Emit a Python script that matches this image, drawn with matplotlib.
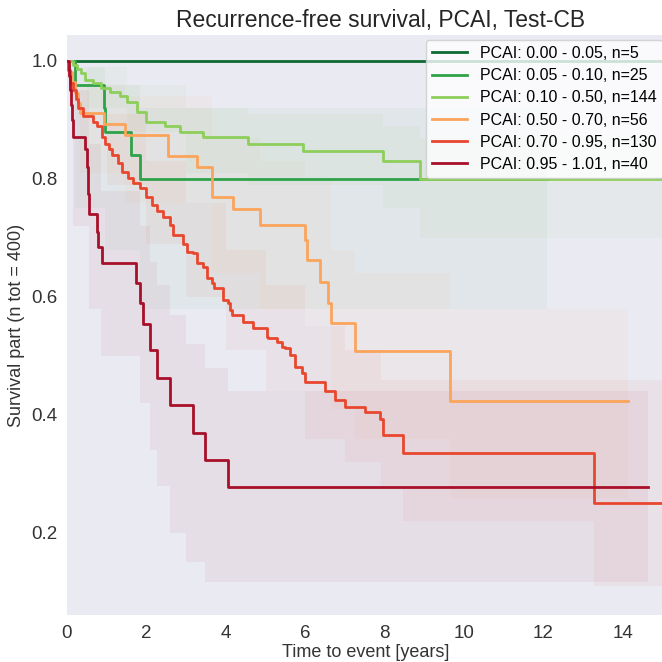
import numpy as np
import matplotlib
matplotlib.use("Agg")
import matplotlib.pyplot as plt

# group labels and colours
labels = ['PCAI: 0.00 - 0.05, n=5', 'PCAI: 0.05 - 0.10, n=25', 'PCAI: 0.10 - 0.50, n=144',
          'PCAI: 0.50 - 0.70, n=56', 'PCAI: 0.70 - 0.95, n=130', 'PCAI: 0.95 - 1.01, n=40']
colors = ['#0d6b32', '#2ea34a', '#8dcf5a', '#fba45a', '#e8472e', '#a8102a']

# Kaplan-Meier curves (time in years, survival part)
t_g1 = [0, 15.0]
s_g1 = [1.0, 1.0]

t_g2 = [0, 0.2, 0.92, 0.96, 1.6, 1.84, 12.1]
s_g2 = [1.0, 0.96, 0.92, 0.88, 0.84, 0.80, 0.80]

t_g3 = [0, 0.15, 0.25, 0.35, 0.45, 0.66, 0.85, 1.08, 1.33, 1.5, 1.76, 2.0, 2.47, 2.85, 3.43, 4.56,
        5.95, 7.97, 8.9, 15.0]
s_g3 = [1.0, 0.993, 0.986, 0.979, 0.968, 0.962, 0.955, 0.948, 0.94, 0.931, 0.914, 0.897, 0.889,
        0.88, 0.872, 0.86, 0.847, 0.83, 0.80, 0.80]

t_g4 = [0, 0.05, 0.12, 0.2, 0.28, 0.33, 0.92, 1.46, 2.55, 3.27, 3.64, 4.19, 4.86, 6.0, 6.05, 6.37,
        6.58, 6.65, 7.25, 9.65, 14.14]
s_g4 = [1.0, 0.982, 0.964, 0.946, 0.929, 0.911, 0.893, 0.875, 0.839, 0.821, 0.77, 0.749, 0.722,
        0.697, 0.663, 0.626, 0.589, 0.556, 0.508, 0.424, 0.424]

t_g5 = [0, 0.03, 0.08, 0.16, 0.22, 0.28, 0.41, 0.66, 0.75, 0.87, 0.96, 1.05, 1.13, 1.29, 1.38, 1.54,
        1.67, 1.84, 2.0, 2.13, 2.26, 2.43, 2.6, 2.68, 2.93, 3.01, 3.18, 3.27, 3.43, 3.52, 3.64, 3.69,
        3.94, 4.06, 4.1, 4.15, 4.44, 4.69, 5.03, 5.07, 5.28, 5.41, 5.49, 5.62, 5.74, 5.91, 5.99, 6.5,
        6.75, 7.0, 7.5, 7.88, 7.97, 8.47, 13.26, 15.0]
s_g5 = [1.0, 0.985, 0.962, 0.951, 0.935, 0.92, 0.906, 0.897, 0.889, 0.872, 0.86, 0.85, 0.84, 0.827,
        0.812, 0.801, 0.793, 0.784, 0.77, 0.756, 0.745, 0.736, 0.722, 0.705, 0.69, 0.677, 0.674,
        0.657, 0.651, 0.632, 0.623, 0.615, 0.595, 0.589, 0.578, 0.569, 0.558, 0.547, 0.533, 0.53,
        0.524, 0.516, 0.513, 0.502, 0.482, 0.471, 0.456, 0.44, 0.425, 0.413, 0.405, 0.394, 0.366,
        0.336, 0.251, 0.251]

t_g6 = [0, 0.05, 0.08, 0.1, 0.12, 0.16, 0.45, 0.5, 0.54, 0.56, 0.75, 0.78, 0.88, 1.75, 1.84, 1.92,
        2.09, 2.26, 2.6, 3.18, 3.48, 4.06, 14.64]
s_g6 = [1.0, 0.975, 0.95, 0.925, 0.9, 0.872, 0.85, 0.82, 0.775, 0.74, 0.71, 0.685, 0.657, 0.623,
        0.589, 0.555, 0.51, 0.462, 0.417, 0.369, 0.324, 0.278, 0.278]

# confidence bands (coarse)
ci_t_g2 = [0, 0.2, 0.96, 1.84, 12.1]
ci_lo_g2 = [1.0, 0.75, 0.68, 0.58, 0.58]
ci_hi_g2 = [1.0, 0.99, 0.96, 0.92, 0.92]

ci_t_g3 = [0, 0.5, 1.5, 3.0, 4.56, 7.97, 8.9, 15.0]
ci_lo_g3 = [1.0, 0.92, 0.88, 0.81, 0.79, 0.75, 0.70, 0.70]
ci_hi_g3 = [1.0, 0.99, 0.96, 0.92, 0.91, 0.89, 0.87, 0.87]

ci_t_g4 = [0, 0.33, 1.46, 3.64, 4.86, 6.0, 6.65, 7.25, 9.65, 14.14]
ci_lo_g4 = [1.0, 0.81, 0.76, 0.64, 0.58, 0.55, 0.41, 0.36, 0.26, 0.26]
ci_hi_g4 = [1.0, 0.96, 0.94, 0.87, 0.83, 0.80, 0.68, 0.64, 0.58, 0.58]

ci_t_g5 = [0, 1, 2, 3, 4, 5, 6, 7, 7.9, 8.47, 13.26, 15.0]
ci_lo_g5 = [1.0, 0.79, 0.69, 0.60, 0.51, 0.44, 0.36, 0.32, 0.28, 0.22, 0.11, 0.11]
ci_hi_g5 = [1.0, 0.91, 0.83, 0.76, 0.68, 0.62, 0.55, 0.51, 0.46, 0.46, 0.46, 0.46]

ci_t_g6 = [0, 0.16, 0.56, 0.86, 1.84, 2.09, 2.26, 2.6, 3.0, 3.48, 4.06, 14.64]
ci_lo_g6 = [1.0, 0.72, 0.58, 0.50, 0.42, 0.34, 0.28, 0.20, 0.15, 0.117, 0.117, 0.117]
ci_hi_g6 = [1.0, 0.95, 0.86, 0.78, 0.72, 0.66, 0.62, 0.57, 0.52, 0.48, 0.44, 0.44]

curves = [(t_g1, s_g1), (t_g2, s_g2), (t_g3, s_g3), (t_g4, s_g4), (t_g5, s_g5), (t_g6, s_g6)]
bands = [None,
         (ci_t_g2, ci_lo_g2, ci_hi_g2),
         (ci_t_g3, ci_lo_g3, ci_hi_g3),
         (ci_t_g4, ci_lo_g4, ci_hi_g4),
         (ci_t_g5, ci_lo_g5, ci_hi_g5),
         (ci_t_g6, ci_lo_g6, ci_hi_g6)]

plt.rcParams['font.family'] = ['Liberation Sans', 'DejaVu Sans']

fig = plt.figure(figsize=(6.62, 6.62), dpi=100)
ax = fig.add_axes([0.1012, 0.0710, 0.9033, 0.8761])
ax.set_facecolor('#eaeaf2')
for sp in ax.spines.values():
    sp.set_visible(False)

for band, col in zip(bands, colors):
    if band is None:
        continue
    bt, lo, hi = band
    ax.fill_between(bt, lo, hi, step='post', color=col, alpha=0.05, linewidth=0)

for (t, s), col, lab in zip(curves, colors, labels):
    ax.step(t, s, where='post', color=col, lw=2.0, label=lab)

ax.set_xlim(0, 15.06)
ax.set_ylim(0.061, 1.044)
ax.set_xticks(np.arange(0, 15, 2))
ax.set_yticks([0.2, 0.4, 0.6, 0.8, 1.0])
ax.tick_params(length=0, labelsize=13.5, labelcolor='0.2', pad=7)

# title sits a bit right of the axes centre in the reference
ax.set_title('Recurrence-free survival, PCAI, Test-CB', fontsize=16.5, color='0.15',
             x=0.524, pad=6)
ax.set_xlabel('Time to event [years]', fontsize=13, color='0.2', labelpad=2)
ax.set_ylabel('Survival part (n tot = 400)', fontsize=13, color='0.2')

ax.legend(loc='upper left', bbox_to_anchor=(0.6, 0.992), borderaxespad=0,
          fontsize=11.5, handlelength=2.2, labelspacing=0.45,
          frameon=True, facecolor='white', framealpha=0.8, edgecolor='0.8')

fig.savefig('out.png', dpi=100)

- [WHAT YOU SHOULD DO]:
Restate the whole listing above exactly, please, omitting every image.

- [SOLVED EXERCISE]:
Emit a Python script that matches this image, drawn with matplotlib.
import numpy as np
import matplotlib
matplotlib.use("Agg")
import matplotlib.pyplot as plt

# group labels and colours
labels = ['PCAI: 0.00 - 0.05, n=5', 'PCAI: 0.05 - 0.10, n=25', 'PCAI: 0.10 - 0.50, n=144',
          'PCAI: 0.50 - 0.70, n=56', 'PCAI: 0.70 - 0.95, n=130', 'PCAI: 0.95 - 1.01, n=40']
colors = ['#0d6b32', '#2ea34a', '#8dcf5a', '#fba45a', '#e8472e', '#a8102a']

# Kaplan-Meier curves (time in years, survival part)
t_g1 = [0, 15.0]
s_g1 = [1.0, 1.0]

t_g2 = [0, 0.2, 0.92, 0.96, 1.6, 1.84, 12.1]
s_g2 = [1.0, 0.96, 0.92, 0.88, 0.84, 0.80, 0.80]

t_g3 = [0, 0.15, 0.25, 0.35, 0.45, 0.66, 0.85, 1.08, 1.33, 1.5, 1.76, 2.0, 2.47, 2.85, 3.43, 4.56,
        5.95, 7.97, 8.9, 15.0]
s_g3 = [1.0, 0.993, 0.986, 0.979, 0.968, 0.962, 0.955, 0.948, 0.94, 0.931, 0.914, 0.897, 0.889,
        0.88, 0.872, 0.86, 0.847, 0.83, 0.80, 0.80]

t_g4 = [0, 0.05, 0.12, 0.2, 0.28, 0.33, 0.92, 1.46, 2.55, 3.27, 3.64, 4.19, 4.86, 6.0, 6.05, 6.37,
        6.58, 6.65, 7.25, 9.65, 14.14]
s_g4 = [1.0, 0.982, 0.964, 0.946, 0.929, 0.911, 0.893, 0.875, 0.839, 0.821, 0.77, 0.749, 0.722,
        0.697, 0.663, 0.626, 0.589, 0.556, 0.508, 0.424, 0.424]

t_g5 = [0, 0.03, 0.08, 0.16, 0.22, 0.28, 0.41, 0.66, 0.75, 0.87, 0.96, 1.05, 1.13, 1.29, 1.38, 1.54,
        1.67, 1.84, 2.0, 2.13, 2.26, 2.43, 2.6, 2.68, 2.93, 3.01, 3.18, 3.27, 3.43, 3.52, 3.64, 3.69,
        3.94, 4.06, 4.1, 4.15, 4.44, 4.69, 5.03, 5.07, 5.28, 5.41, 5.49, 5.62, 5.74, 5.91, 5.99, 6.5,
        6.75, 7.0, 7.5, 7.88, 7.97, 8.47, 13.26, 15.0]
s_g5 = [1.0, 0.985, 0.962, 0.951, 0.935, 0.92, 0.906, 0.897, 0.889, 0.872, 0.86, 0.85, 0.84, 0.827,
        0.812, 0.801, 0.793, 0.784, 0.77, 0.756, 0.745, 0.736, 0.722, 0.705, 0.69, 0.677, 0.674,
        0.657, 0.651, 0.632, 0.623, 0.615, 0.595, 0.589, 0.578, 0.569, 0.558, 0.547, 0.533, 0.53,
        0.524, 0.516, 0.513, 0.502, 0.482, 0.471, 0.456, 0.44, 0.425, 0.413, 0.405, 0.394, 0.366,
        0.336, 0.251, 0.251]

t_g6 = [0, 0.05, 0.08, 0.1, 0.12, 0.16, 0.45, 0.5, 0.54, 0.56, 0.75, 0.78, 0.88, 1.75, 1.84, 1.92,
        2.09, 2.26, 2.6, 3.18, 3.48, 4.06, 14.64]
s_g6 = [1.0, 0.975, 0.95, 0.925, 0.9, 0.872, 0.85, 0.82, 0.775, 0.74, 0.71, 0.685, 0.657, 0.623,
        0.589, 0.555, 0.51, 0.462, 0.417, 0.369, 0.324, 0.278, 0.278]

# confidence bands (coarse)
ci_t_g2 = [0, 0.2, 0.96, 1.84, 12.1]
ci_lo_g2 = [1.0, 0.75, 0.68, 0.58, 0.58]
ci_hi_g2 = [1.0, 0.99, 0.96, 0.92, 0.92]

ci_t_g3 = [0, 0.5, 1.5, 3.0, 4.56, 7.97, 8.9, 15.0]
ci_lo_g3 = [1.0, 0.92, 0.88, 0.81, 0.79, 0.75, 0.70, 0.70]
ci_hi_g3 = [1.0, 0.99, 0.96, 0.92, 0.91, 0.89, 0.87, 0.87]

ci_t_g4 = [0, 0.33, 1.46, 3.64, 4.86, 6.0, 6.65, 7.25, 9.65, 14.14]
ci_lo_g4 = [1.0, 0.81, 0.76, 0.64, 0.58, 0.55, 0.41, 0.36, 0.26, 0.26]
ci_hi_g4 = [1.0, 0.96, 0.94, 0.87, 0.83, 0.80, 0.68, 0.64, 0.58, 0.58]

ci_t_g5 = [0, 1, 2, 3, 4, 5, 6, 7, 7.9, 8.47, 13.26, 15.0]
ci_lo_g5 = [1.0, 0.79, 0.69, 0.60, 0.51, 0.44, 0.36, 0.32, 0.28, 0.22, 0.11, 0.11]
ci_hi_g5 = [1.0, 0.91, 0.83, 0.76, 0.68, 0.62, 0.55, 0.51, 0.46, 0.46, 0.46, 0.46]

ci_t_g6 = [0, 0.16, 0.56, 0.86, 1.84, 2.09, 2.26, 2.6, 3.0, 3.48, 4.06, 14.64]
ci_lo_g6 = [1.0, 0.72, 0.58, 0.50, 0.42, 0.34, 0.28, 0.20, 0.15, 0.117, 0.117, 0.117]
ci_hi_g6 = [1.0, 0.95, 0.86, 0.78, 0.72, 0.66, 0.62, 0.57, 0.52, 0.48, 0.44, 0.44]

curves = [(t_g1, s_g1), (t_g2, s_g2), (t_g3, s_g3), (t_g4, s_g4), (t_g5, s_g5), (t_g6, s_g6)]
bands = [None,
         (ci_t_g2, ci_lo_g2, ci_hi_g2),
         (ci_t_g3, ci_lo_g3, ci_hi_g3),
         (ci_t_g4, ci_lo_g4, ci_hi_g4),
         (ci_t_g5, ci_lo_g5, ci_hi_g5),
         (ci_t_g6, ci_lo_g6, ci_hi_g6)]

plt.rcParams['font.family'] = ['Liberation Sans', 'DejaVu Sans']

fig = plt.figure(figsize=(6.62, 6.62), dpi=100)
ax = fig.add_axes([0.1012, 0.0710, 0.9033, 0.8761])
ax.set_facecolor('#eaeaf2')
for sp in ax.spines.values():
    sp.set_visible(False)

for band, col in zip(bands, colors):
    if band is None:
        continue
    bt, lo, hi = band
    ax.fill_between(bt, lo, hi, step='post', color=col, alpha=0.05, linewidth=0)

for (t, s), col, lab in zip(curves, colors, labels):
    ax.step(t, s, where='post', color=col, lw=2.0, label=lab)

ax.set_xlim(0, 15.06)
ax.set_ylim(0.061, 1.044)
ax.set_xticks(np.arange(0, 15, 2))
ax.set_yticks([0.2, 0.4, 0.6, 0.8, 1.0])
ax.tick_params(length=0, labelsize=13.5, labelcolor='0.2', pad=7)

# title sits a bit right of the axes centre in the reference
ax.set_title('Recurrence-free survival, PCAI, Test-CB', fontsize=16.5, color='0.15',
             x=0.524, pad=6)
ax.set_xlabel('Time to event [years]', fontsize=13, color='0.2', labelpad=2)
ax.set_ylabel('Survival part (n tot = 400)', fontsize=13, color='0.2')

ax.legend(loc='upper left', bbox_to_anchor=(0.6, 0.992), borderaxespad=0,
          fontsize=11.5, handlelength=2.2, labelspacing=0.45,
          frameon=True, facecolor='white', framealpha=0.8, edgecolor='0.8')

fig.savefig('out.png', dpi=100)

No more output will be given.